IV. Nachsicht der Kommunalhaftung für die venezianischen Rekrutierungsflüchtlinge
Minister Ritter v. Lasser referierte seine au. Anträge über die Frage der Einbringung der Taxen für 927 geflüchtete Militärpflichtige in Venezien von den dortigen Kommunen. Referent ist der Meinung, daß, wenn man die Haftungspflicht überhaupt als ein wirksames Koerzitivmittel gegen das Entweichen der Stellungspflichtigen beibehalten will, eine völlige Nachsicht in den vorliegenden Fällen bei der letzten Rekrutierung nicht Platz greifen dürfte. Doch würde der Minister für zwei vom Statthalter Ritter v. Toggenburg vorgeschlagene Erleichterungen stimmen, nämlich die Annahme der Taxen in Banknoten und die Nachhilfe für die mittellosen Gemeinden aus dem venezianischen Territorialfonds.
Die Konferenz war mit diesen Anträgen einverstanden7.
V. Reise des Handelsministers zur Eröffnung der französischen Ostbahn
Der Handelsminister referierte, es sei ihm eine Einladung zugekommen, der am 6. April stattfindenden feierlichen Eröffnung der französischen Ostbahnverbindung mit Kehl beizuwohnen.
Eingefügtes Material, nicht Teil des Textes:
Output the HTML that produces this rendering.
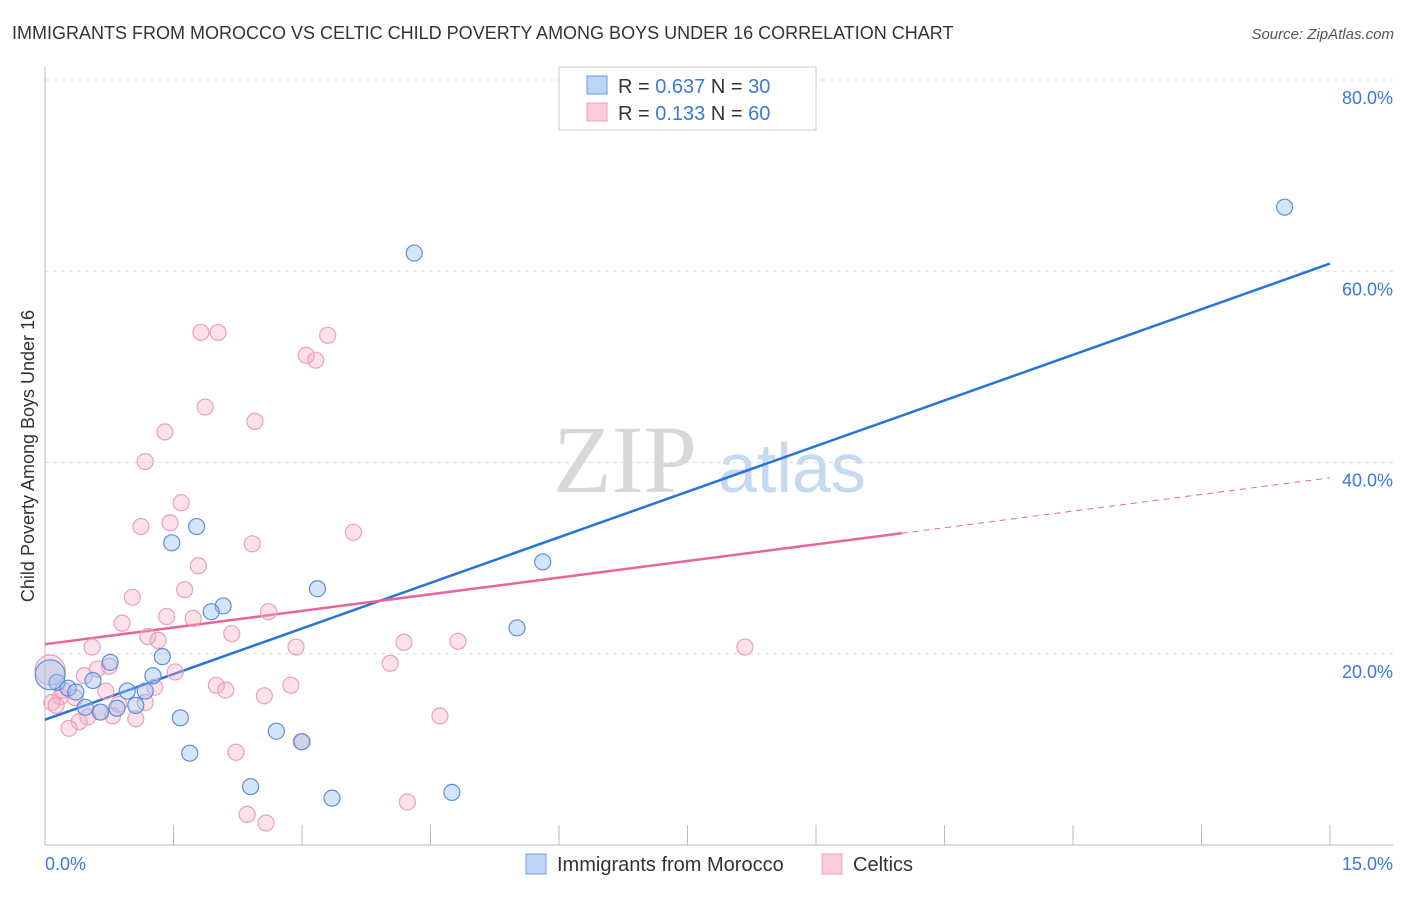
<!DOCTYPE html>
<html><head><meta charset="utf-8"><style>
body{margin:0;background:#fff;font-family:"Liberation Sans",sans-serif}
</style></head><body>
<svg id="chart" width="1406" height="892" xmlns="http://www.w3.org/2000/svg" style="font-family:'Liberation Sans',sans-serif">
<text x="12" y="39" font-size="18" fill="#333">IMMIGRANTS FROM MOROCCO VS CELTIC CHILD POVERTY AMONG BOYS UNDER 16 CORRELATION CHART</text>
<text x="1394" y="39" font-size="15" fill="#555" font-style="italic" text-anchor="end">Source: ZipAtlas.com</text>
<g>
<text x="553" y="492" font-size="96" font-family="'Liberation Serif',serif" fill="#d8d8d8">ZIP</text>
<text x="718" y="492" font-size="70" fill="#c5d9f0">atlas</text>
</g>
<g id="grid"></g>
<g id="axes"></g>
<text transform="translate(34,456) rotate(-90)" font-size="18" fill="#333" text-anchor="middle">Child Poverty Among Boys Under 16</text>
<g id="lines"></g>
<g id="points"></g>
<g>
<rect x="559" y="67" width="257" height="63" fill="#fff" stroke="#ccc"/>
<rect x="587" y="76" width="20" height="18" fill="#bcd4f5" stroke="#6a9be0"/>
<rect x="587" y="103" width="20" height="18" fill="#fbcbd9" stroke="#eca2bb"/>
<text x="618" y="93" font-size="20" fill="#333">R = <tspan fill="#3b78d8">0.637</tspan>   N = <tspan fill="#3b78d8">30</tspan></text>
<text x="618" y="120" font-size="20" fill="#333">R =  <tspan fill="#3b78d8">0.133</tspan>   N = <tspan fill="#3b78d8">60</tspan></text>
</g>
<g>
<rect x="526" y="854" width="20" height="20" fill="#bcd4f5" stroke="#6a9be0"/>
<text x="557" y="871" font-size="20" fill="#333">Immigrants from Morocco</text>
<rect x="822" y="854" width="20" height="20" fill="#fbcbd9" stroke="#eca2bb"/>
<text x="853" y="871" font-size="20" fill="#333">Celtics</text>
</g>
</svg>
<script>
const yTicks=[20,40,60,80];
const yTickLabels=["20.0%","40.0%","60.0%","80.0%"];
const xTicks=[0,1.5,3,4.5,6,7.5,9,10.5,12,13.5,15];
const moroccoX=[4.31,14.47,1.48,1.77,3.18,5.81,2.08,1.94,5.51,1.37,0.76,1.26,0.56,0.14,0.27,0.36,0.96,1.17,0.84,1.06,0.65,1.58,2.70,3.00,1.69,2.40,3.35,4.75,0.06,0.47];
const moroccoY=[61.9,66.7,31.6,33.3,26.8,29.6,25.0,24.4,22.7,19.7,19.1,17.7,17.2,17.0,16.4,16.0,16.1,16.1,14.3,14.6,13.9,13.3,11.9,10.8,9.6,6.1,4.9,5.5,17.8,14.4];
const moroccoR=[8,8,8,8,8,8,8,8,8,8,8,8,8,8,8,8,8,8,8,8,8,8,8,8,8,8,8,8,15,8];
const celticX=[1.82,2.02,3.30,3.05,3.16,1.87,2.45,1.40,1.17,1.59,1.12,1.46,3.60,2.42,1.79,1.63,1.02,2.61,1.42,1.73,0.90,1.20,1.32,2.18,2.93,4.19,4.82,8.17,0.55,4.03,0.75,0.61,1.52,0.46,1.28,2.00,2.11,0.71,2.56,2.87,0.35,0.18,0.08,0.13,0.86,1.17,4.61,0.50,0.79,1.06,0.40,0.28,2.23,2.99,2.36,2.58,4.23,0.06,0.21,0.64];
const celticY=[53.6,53.6,53.3,51.2,50.7,45.8,44.3,43.2,40.1,35.8,33.3,33.7,32.7,31.5,29.2,26.7,25.9,24.4,23.9,23.7,23.2,21.8,21.4,22.1,20.7,21.2,21.3,20.7,20.7,19.0,18.7,18.4,18.1,17.7,16.5,16.7,16.2,16.1,15.6,16.7,15.4,15.5,14.9,14.6,14.7,14.9,13.5,13.4,13.5,13.2,12.9,12.2,9.7,10.8,3.2,2.3,4.5,18.3,16.2,13.9];
const celticR=celticX.map((_,i)=>i===57?15:8);
const moroccoFit=[13.1,3.18]; // intercept, slope per %
const celticFit=[21.0,1.16];
const celticSolidEnd=10.0;
const X=v=>45+v*1285/15, Y=v=>845-v*765/80;
const NS="http://www.w3.org/2000/svg";
function mk(tag,attrs,parent){const e=document.createElementNS(NS,tag);for(const k in attrs)e.setAttribute(k,attrs[k]);parent.appendChild(e);return e;}
const grid=document.getElementById('grid'),axes=document.getElementById('axes'),lines=document.getElementById('lines'),pts=document.getElementById('points');
yTicks.forEach((t,i)=>{
 const g=mk('line',{x1:45,x2:1393,y1:Y(t),y2:Y(t),stroke:'#ddd','stroke-dasharray':'4,4'},grid);
 
 
 const l=mk('text',{x:1393,y:Y(t)+24,'font-size':18,fill:'#3b78d8','text-anchor':'end'},axes);
 l.textContent=yTickLabels[i];
 
 
});
mk('line',{x1:45,x2:45,y1:67,y2:845,stroke:'#bbb'},axes);
mk('line',{x1:45,x2:1393,y1:845,y2:845,stroke:'#bbb'},axes);
xTicks.forEach(t=>{const tk=mk('line',{x1:X(t),x2:X(t),y1:825,y2:845,stroke:'#bbb'},axes);
 
 });
let a=mk('text',{x:45,y:870,'font-size':18,fill:'#3b78d8'},axes);a.textContent='0.0%';


a=mk('text',{x:1393,y:870,'font-size':18,fill:'#3b78d8','text-anchor':'end'},axes);a.textContent='15.0%';


function drawPts(xs,ys,rs,fill,stroke,name){xs.forEach((x,i)=>{const c=mk('circle',{cx:X(x),cy:Y(ys[i]),r:rs[i],fill:fill,stroke:stroke,'stroke-width':1.2},pts);
 
 });}
drawPts(celticX,celticY,celticR,'rgba(246,170,196,0.35)','#eb9fba','celtics-point');
drawPts(moroccoX,moroccoY,moroccoR,'rgba(150,190,240,0.4)','#5b8fd8','morocco-point');
let ln=mk('line',{x1:X(0),y1:Y(moroccoFit[0]),x2:X(15),y2:Y(moroccoFit[0]+moroccoFit[1]*15),stroke:'#2a72d8','stroke-width':2.5},lines);


ln=mk('line',{x1:X(0),y1:Y(celticFit[0]),x2:X(celticSolidEnd),y2:Y(celticFit[0]+celticFit[1]*celticSolidEnd),stroke:'#e8659a','stroke-width':2.5},lines);


ln=mk('line',{x1:X(celticSolidEnd),y1:Y(celticFit[0]+celticFit[1]*celticSolidEnd),x2:X(15),y2:Y(celticFit[0]+celticFit[1]*15),stroke:'#e8659a','stroke-width':1,'stroke-dasharray':'6,5'},lines);


</script>
</body></html>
Dem Vernehmen nach wird der Kaiser der Franzosen dabei zugegen sein. Graf Wickenburg stellt die Anfrage, ob es angezeigt sei, diese Einladung anzunehmen.
Der Minister des Äußern erwiderte, es scheine ihm angezeigt, das Vorgehen der übrigen süddeutschen Regierungen bei diesem Anlasse nicht unberücksichtigt zu lassen, und er behalte sich hierüber — nach auf telegraphischem Wege eingeholten Auskünften — weitere Mitteilung an den Handelsminister vor. Graf Wickenburg äußerte, dieser Eröffnung zu seiner Richtschnur entgegenzusehen8.
Wien, am 25. März 1861. Erzherzog Rainer.
Ah. E. Ich habe den Inhalt dieses Protokolls zur Kenntnis genommen. Franz Joseph. Wien, den 30. März 1861. Empfangen 31. März 1861. Erzherzog Rainer.